Dès 2010, la France regroupe l'essentiel, de ses effectifs militaires, portés à 4 000 hommes, au sein de la Task Force Lafayette, dans une zone de 80 kilomètres sur 40 à l'est de Kaboul. Seul l'état-major et le soutien restent à Warehouse.
L’élimination en 2011 au Pakistan de celui qui était considéré comme le cerveau d’al-Qaïda n’y changera rien. « La mort d’Oussama ben Laden n’a pas eu d’influence sur la situation en Kapisa où opèrent nos soldats. Les talibans de la vallée entretiennent peu des liens avec la mouvance al-Qaïda », reconnaissait alors le général français Emmanuel Maurin, commandant du contingent français Lafayette. « Le volume de l’insurrection reste globalement constant », concluait-t-il à l’été 2011.
L'Armée nationale afghane, héritière de l'Isaf
L’Otan prévoit maintenant un retrait des forces militaires en Afghanistan en 2014, après une période de transition débutée au printemps 2011.
Début 2011, la France avait déjà retiré environ 400 de ses soldats, principalement du district de Surobi, progressivement restitué aux forces afghanes, afin de faire porter son effort en Kapisa, particulièrement dans la vallée de Tagab où les talibans restent très actifs.

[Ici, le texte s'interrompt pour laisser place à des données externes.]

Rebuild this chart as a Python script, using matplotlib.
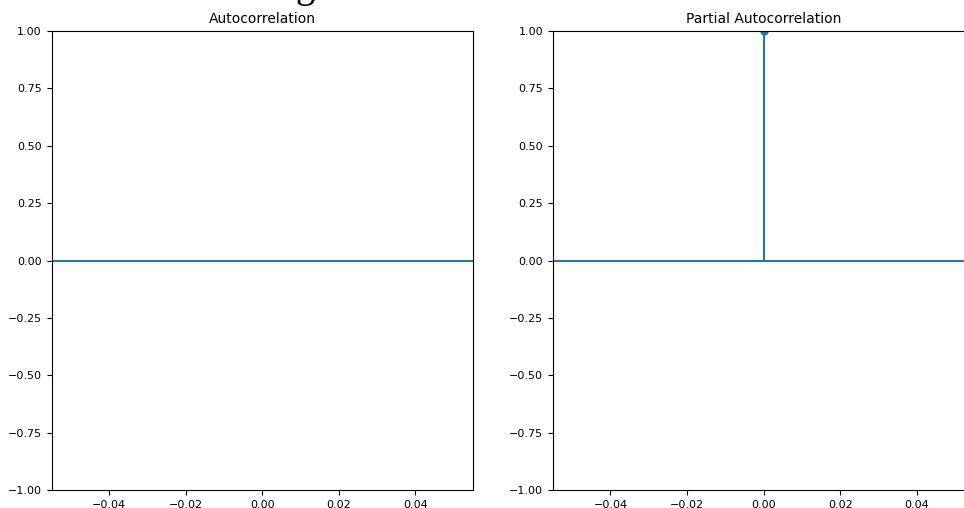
import numpy as np
import matplotlib
matplotlib.use('Agg')
import matplotlib.pyplot as plt

# values
acf_lags = [0]
acf_vals = [np.nan]     # nothing drawn on the left panel
pacf_lags = [0]
pacf_vals = [1.0]
titles = ['Autocorrelation', 'Partial Autocorrelation']
yticks = [-1.0, -0.75, -0.5, -0.25, 0.0, 0.25, 0.5, 0.75, 1.0]
xticks = [-0.04, -0.02, 0.0, 0.02, 0.04]


def corr_plot(ax, lags, vals, title):
    ax.vlines(lags, [0], vals, colors='C0')
    ax.plot(lags, vals, 'o', color='C0', markersize=5)
    ax.axhline(0, color='C0')
    ax.set_xlim(-0.055, 0.055)
    ax.set_ylim(-1, 1)
    ax.set_xticks(xticks)
    ax.set_yticks(yticks)
    ax.tick_params(labelsize=8)
    ax.set_title(title, fontsize=10)


fig = plt.figure(figsize=(9.64, 5.08), dpi=100)
ax1 = fig.add_axes([0.0536, 0.0354, 0.437, 0.9035])
ax2 = fig.add_axes([0.5737, 0.0354, 0.437, 0.9035])

corr_plot(ax1, acf_lags, acf_vals, titles[0])
corr_plot(ax2, pacf_lags, pacf_vals, titles[1])

# bit of a heading cut off at the top of the screenshot
fig.text(305 / 964, 1 + 2.5 / 508, 'g', family='Liberation Serif',
         fontsize=28, ha='center', va='baseline')

fig.savefig('out.png', dpi=100)
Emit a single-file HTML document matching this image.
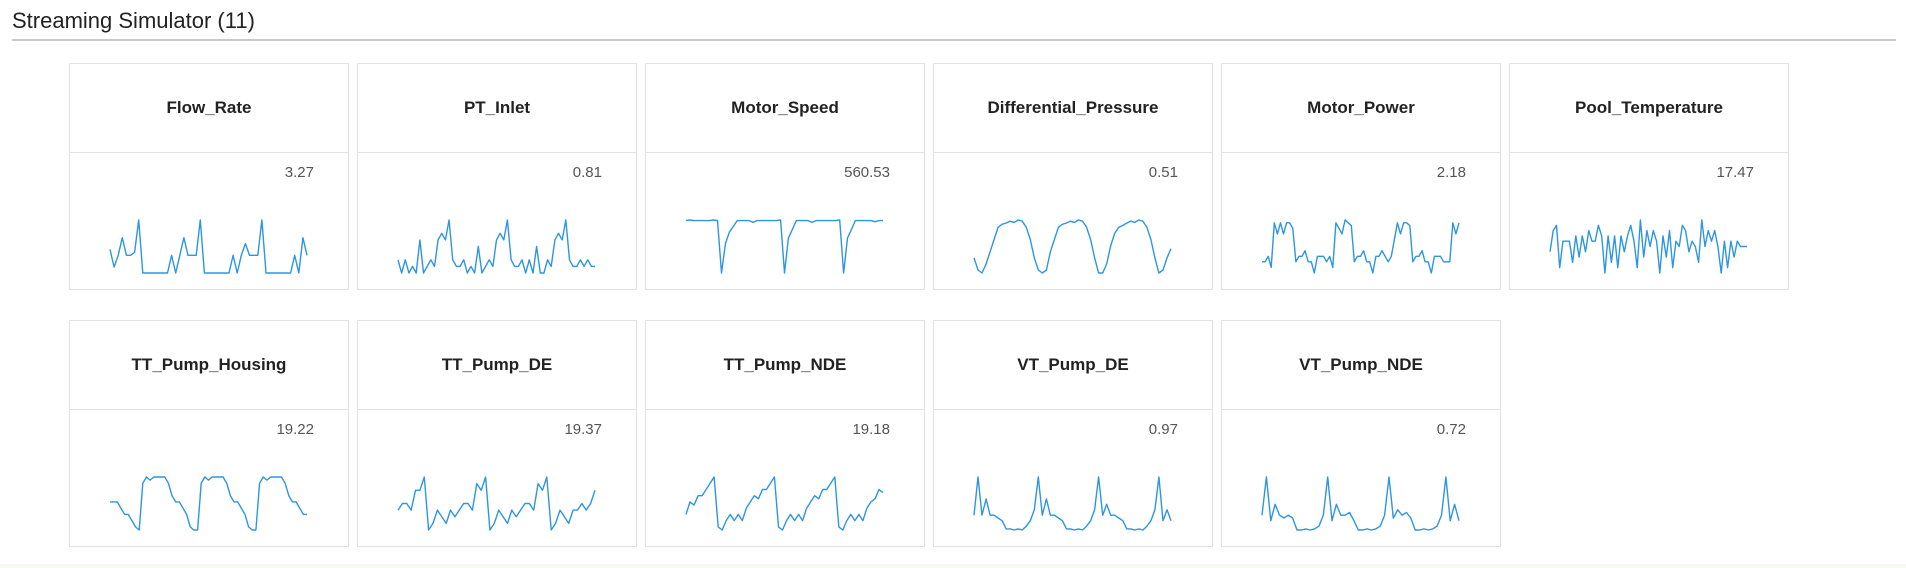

D’ici deux ans, la Force internationale d’assistance pour l’Afghanistan (Isaf) compte avoir mis en place une armée nationale afghane (ANA) de 220 000 hommes. L’ANA recrute à tour de bras, mais payée, entraînée, et équipée par les Occidentaux, elle reste fragile, minée par ses divisions ethniques et infiltrée par les talibans. La mort, le 29 décembre 2011, de deux soldats français abattus par un militaire afghan « retourné » par les talibans n’en est que la dernière illustration.